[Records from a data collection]
******

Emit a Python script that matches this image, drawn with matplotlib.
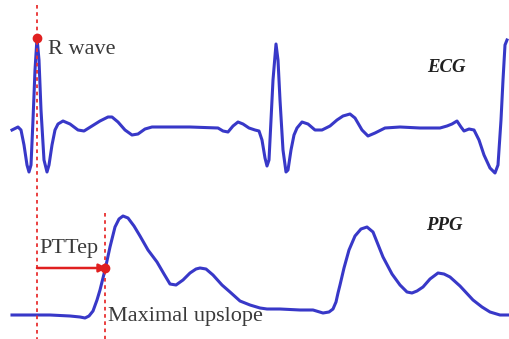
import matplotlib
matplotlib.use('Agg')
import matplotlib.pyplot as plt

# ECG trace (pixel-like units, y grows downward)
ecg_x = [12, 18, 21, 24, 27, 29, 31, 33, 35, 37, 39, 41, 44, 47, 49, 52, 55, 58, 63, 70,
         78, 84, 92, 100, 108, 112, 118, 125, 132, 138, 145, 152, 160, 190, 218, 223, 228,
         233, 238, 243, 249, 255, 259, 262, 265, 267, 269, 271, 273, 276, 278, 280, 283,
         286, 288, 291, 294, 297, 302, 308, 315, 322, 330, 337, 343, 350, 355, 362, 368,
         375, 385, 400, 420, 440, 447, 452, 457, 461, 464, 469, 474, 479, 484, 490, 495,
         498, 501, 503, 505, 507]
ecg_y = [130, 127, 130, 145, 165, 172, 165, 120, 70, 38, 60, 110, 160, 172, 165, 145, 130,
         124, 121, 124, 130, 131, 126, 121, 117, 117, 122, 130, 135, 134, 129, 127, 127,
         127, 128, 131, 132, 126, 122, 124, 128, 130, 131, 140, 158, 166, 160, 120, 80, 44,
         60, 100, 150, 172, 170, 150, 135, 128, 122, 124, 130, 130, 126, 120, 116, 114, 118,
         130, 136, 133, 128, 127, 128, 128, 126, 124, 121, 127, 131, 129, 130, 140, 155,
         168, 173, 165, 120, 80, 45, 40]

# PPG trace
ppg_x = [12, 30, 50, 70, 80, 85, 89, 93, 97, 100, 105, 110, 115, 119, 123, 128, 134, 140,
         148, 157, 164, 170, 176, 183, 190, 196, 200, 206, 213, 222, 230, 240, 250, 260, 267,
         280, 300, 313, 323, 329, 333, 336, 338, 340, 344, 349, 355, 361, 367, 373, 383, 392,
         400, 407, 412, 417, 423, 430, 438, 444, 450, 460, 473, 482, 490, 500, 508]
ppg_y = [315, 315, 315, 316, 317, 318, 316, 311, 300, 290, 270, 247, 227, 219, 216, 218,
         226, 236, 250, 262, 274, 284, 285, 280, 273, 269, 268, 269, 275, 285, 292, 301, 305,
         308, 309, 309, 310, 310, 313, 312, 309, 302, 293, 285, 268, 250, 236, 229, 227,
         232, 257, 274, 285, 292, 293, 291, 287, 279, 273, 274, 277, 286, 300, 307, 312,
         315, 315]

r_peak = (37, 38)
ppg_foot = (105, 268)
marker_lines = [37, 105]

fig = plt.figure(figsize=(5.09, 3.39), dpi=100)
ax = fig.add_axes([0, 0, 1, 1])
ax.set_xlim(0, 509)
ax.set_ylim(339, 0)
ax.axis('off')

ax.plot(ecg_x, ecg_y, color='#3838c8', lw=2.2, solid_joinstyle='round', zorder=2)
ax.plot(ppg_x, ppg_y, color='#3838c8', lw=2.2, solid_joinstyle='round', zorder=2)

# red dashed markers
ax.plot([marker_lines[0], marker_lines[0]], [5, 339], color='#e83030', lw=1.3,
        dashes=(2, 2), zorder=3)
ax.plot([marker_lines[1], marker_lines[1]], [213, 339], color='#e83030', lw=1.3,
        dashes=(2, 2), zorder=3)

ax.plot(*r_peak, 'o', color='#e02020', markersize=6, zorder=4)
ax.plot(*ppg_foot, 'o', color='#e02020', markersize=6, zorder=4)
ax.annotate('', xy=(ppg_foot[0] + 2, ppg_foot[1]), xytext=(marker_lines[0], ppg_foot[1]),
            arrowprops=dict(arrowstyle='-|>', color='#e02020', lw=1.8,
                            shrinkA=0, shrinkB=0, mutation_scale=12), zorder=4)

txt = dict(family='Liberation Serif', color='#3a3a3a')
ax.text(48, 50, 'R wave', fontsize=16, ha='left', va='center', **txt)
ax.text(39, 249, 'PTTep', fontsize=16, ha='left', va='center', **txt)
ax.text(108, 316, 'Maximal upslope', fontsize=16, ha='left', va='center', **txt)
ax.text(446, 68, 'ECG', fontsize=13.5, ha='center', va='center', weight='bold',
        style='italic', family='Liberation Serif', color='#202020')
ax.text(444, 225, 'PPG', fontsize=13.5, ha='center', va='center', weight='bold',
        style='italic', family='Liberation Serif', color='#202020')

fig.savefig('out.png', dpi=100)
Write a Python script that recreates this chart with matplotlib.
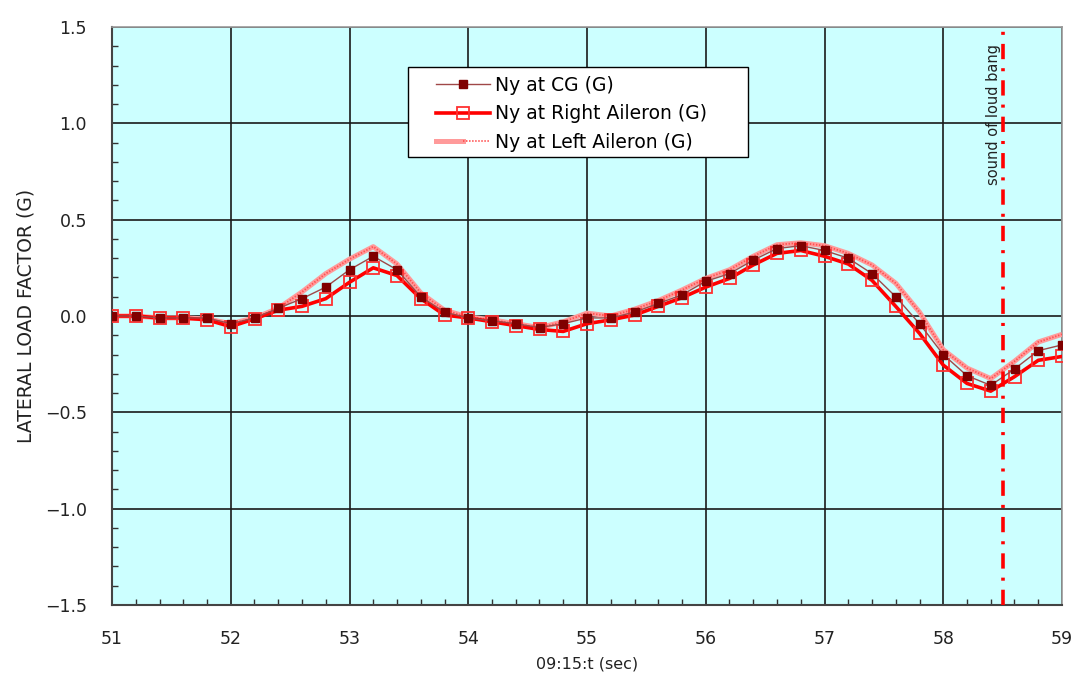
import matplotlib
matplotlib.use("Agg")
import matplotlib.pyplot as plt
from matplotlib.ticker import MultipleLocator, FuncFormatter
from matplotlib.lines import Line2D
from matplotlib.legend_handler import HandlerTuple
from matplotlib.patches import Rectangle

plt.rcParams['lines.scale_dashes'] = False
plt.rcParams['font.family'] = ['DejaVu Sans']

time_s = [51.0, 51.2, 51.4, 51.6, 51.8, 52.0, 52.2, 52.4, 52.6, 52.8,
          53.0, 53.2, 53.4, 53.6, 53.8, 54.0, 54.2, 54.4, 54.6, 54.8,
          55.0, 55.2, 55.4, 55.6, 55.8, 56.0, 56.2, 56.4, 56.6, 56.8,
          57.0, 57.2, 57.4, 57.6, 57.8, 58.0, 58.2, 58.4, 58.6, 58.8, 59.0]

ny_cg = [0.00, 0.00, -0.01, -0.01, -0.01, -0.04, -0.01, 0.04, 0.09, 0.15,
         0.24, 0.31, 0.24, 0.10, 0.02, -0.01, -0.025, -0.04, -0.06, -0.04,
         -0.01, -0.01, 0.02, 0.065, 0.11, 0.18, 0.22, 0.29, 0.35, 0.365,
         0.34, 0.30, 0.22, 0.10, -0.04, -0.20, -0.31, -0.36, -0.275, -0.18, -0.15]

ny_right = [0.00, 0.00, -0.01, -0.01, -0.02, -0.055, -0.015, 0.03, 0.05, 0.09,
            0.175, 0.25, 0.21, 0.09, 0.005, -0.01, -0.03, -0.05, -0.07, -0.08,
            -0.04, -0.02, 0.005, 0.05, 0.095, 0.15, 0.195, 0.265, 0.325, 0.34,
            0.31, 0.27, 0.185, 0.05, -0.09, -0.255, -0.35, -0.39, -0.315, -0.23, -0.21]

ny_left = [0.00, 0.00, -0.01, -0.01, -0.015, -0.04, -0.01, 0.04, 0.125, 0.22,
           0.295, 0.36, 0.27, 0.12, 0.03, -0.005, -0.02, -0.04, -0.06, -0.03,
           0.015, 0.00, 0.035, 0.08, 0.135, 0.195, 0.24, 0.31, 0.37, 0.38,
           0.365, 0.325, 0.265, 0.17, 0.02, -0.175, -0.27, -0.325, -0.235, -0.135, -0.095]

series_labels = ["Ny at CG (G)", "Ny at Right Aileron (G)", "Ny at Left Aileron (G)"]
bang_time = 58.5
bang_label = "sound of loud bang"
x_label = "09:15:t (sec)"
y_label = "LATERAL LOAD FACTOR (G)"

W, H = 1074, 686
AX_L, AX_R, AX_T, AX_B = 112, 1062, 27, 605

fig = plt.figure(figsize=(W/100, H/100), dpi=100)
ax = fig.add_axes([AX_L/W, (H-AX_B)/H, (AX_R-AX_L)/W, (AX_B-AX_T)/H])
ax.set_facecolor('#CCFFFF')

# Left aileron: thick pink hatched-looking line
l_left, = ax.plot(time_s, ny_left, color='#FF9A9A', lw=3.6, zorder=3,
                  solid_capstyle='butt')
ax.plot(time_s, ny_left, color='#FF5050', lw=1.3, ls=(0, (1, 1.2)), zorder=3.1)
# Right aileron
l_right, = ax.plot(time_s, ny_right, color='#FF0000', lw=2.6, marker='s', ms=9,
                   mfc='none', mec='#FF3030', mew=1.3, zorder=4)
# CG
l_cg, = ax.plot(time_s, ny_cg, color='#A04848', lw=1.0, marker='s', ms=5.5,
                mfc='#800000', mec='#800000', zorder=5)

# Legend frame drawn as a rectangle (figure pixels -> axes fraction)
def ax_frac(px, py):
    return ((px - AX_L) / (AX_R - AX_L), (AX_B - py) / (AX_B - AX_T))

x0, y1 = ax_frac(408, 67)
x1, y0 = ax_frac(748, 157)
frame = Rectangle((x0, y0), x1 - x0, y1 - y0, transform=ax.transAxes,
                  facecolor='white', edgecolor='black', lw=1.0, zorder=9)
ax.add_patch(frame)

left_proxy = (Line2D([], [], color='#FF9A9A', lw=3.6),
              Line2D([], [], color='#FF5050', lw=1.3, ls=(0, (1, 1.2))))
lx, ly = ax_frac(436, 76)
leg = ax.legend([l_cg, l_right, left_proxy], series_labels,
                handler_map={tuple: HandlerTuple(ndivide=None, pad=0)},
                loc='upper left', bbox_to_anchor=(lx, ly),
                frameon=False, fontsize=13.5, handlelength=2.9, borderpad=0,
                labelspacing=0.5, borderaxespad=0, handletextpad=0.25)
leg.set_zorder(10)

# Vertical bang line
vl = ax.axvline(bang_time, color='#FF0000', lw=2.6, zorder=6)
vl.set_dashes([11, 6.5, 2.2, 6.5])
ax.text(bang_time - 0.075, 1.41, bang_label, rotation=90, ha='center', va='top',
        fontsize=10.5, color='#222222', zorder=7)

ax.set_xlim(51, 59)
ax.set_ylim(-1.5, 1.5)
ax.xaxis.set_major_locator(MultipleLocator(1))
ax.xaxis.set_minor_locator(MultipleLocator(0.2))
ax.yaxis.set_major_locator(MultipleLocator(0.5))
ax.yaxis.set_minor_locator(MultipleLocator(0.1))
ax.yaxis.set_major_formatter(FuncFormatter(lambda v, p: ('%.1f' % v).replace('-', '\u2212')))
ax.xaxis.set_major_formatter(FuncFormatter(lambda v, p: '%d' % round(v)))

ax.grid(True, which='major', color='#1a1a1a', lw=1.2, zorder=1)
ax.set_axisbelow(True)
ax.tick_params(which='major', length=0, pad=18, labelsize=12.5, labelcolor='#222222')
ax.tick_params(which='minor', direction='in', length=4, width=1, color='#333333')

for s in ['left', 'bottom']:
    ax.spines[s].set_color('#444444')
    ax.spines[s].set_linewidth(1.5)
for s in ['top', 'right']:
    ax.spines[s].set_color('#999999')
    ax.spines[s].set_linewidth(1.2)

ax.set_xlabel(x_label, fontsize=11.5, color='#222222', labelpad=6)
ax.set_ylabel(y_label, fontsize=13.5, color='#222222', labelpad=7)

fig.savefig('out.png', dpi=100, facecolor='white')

******

PROBLEM STATEMENT
In the listing above, find the line with "Write a Python" and the line with "-0.315, -0.23, -0.21]". Set down both and every line between them, minus the pictures.

SOLUTION FOR THIS EXERCISE
Write a Python script that recreates this chart with matplotlib.
import matplotlib
matplotlib.use("Agg")
import matplotlib.pyplot as plt
from matplotlib.ticker import MultipleLocator, FuncFormatter
from matplotlib.lines import Line2D
from matplotlib.legend_handler import HandlerTuple
from matplotlib.patches import Rectangle

plt.rcParams['lines.scale_dashes'] = False
plt.rcParams['font.family'] = ['DejaVu Sans']

time_s = [51.0, 51.2, 51.4, 51.6, 51.8, 52.0, 52.2, 52.4, 52.6, 52.8,
          53.0, 53.2, 53.4, 53.6, 53.8, 54.0, 54.2, 54.4, 54.6, 54.8,
          55.0, 55.2, 55.4, 55.6, 55.8, 56.0, 56.2, 56.4, 56.6, 56.8,
          57.0, 57.2, 57.4, 57.6, 57.8, 58.0, 58.2, 58.4, 58.6, 58.8, 59.0]

ny_cg = [0.00, 0.00, -0.01, -0.01, -0.01, -0.04, -0.01, 0.04, 0.09, 0.15,
         0.24, 0.31, 0.24, 0.10, 0.02, -0.01, -0.025, -0.04, -0.06, -0.04,
         -0.01, -0.01, 0.02, 0.065, 0.11, 0.18, 0.22, 0.29, 0.35, 0.365,
         0.34, 0.30, 0.22, 0.10, -0.04, -0.20, -0.31, -0.36, -0.275, -0.18, -0.15]

ny_right = [0.00, 0.00, -0.01, -0.01, -0.02, -0.055, -0.015, 0.03, 0.05, 0.09,
            0.175, 0.25, 0.21, 0.09, 0.005, -0.01, -0.03, -0.05, -0.07, -0.08,
            -0.04, -0.02, 0.005, 0.05, 0.095, 0.15, 0.195, 0.265, 0.325, 0.34,
            0.31, 0.27, 0.185, 0.05, -0.09, -0.255, -0.35, -0.39, -0.315, -0.23, -0.21]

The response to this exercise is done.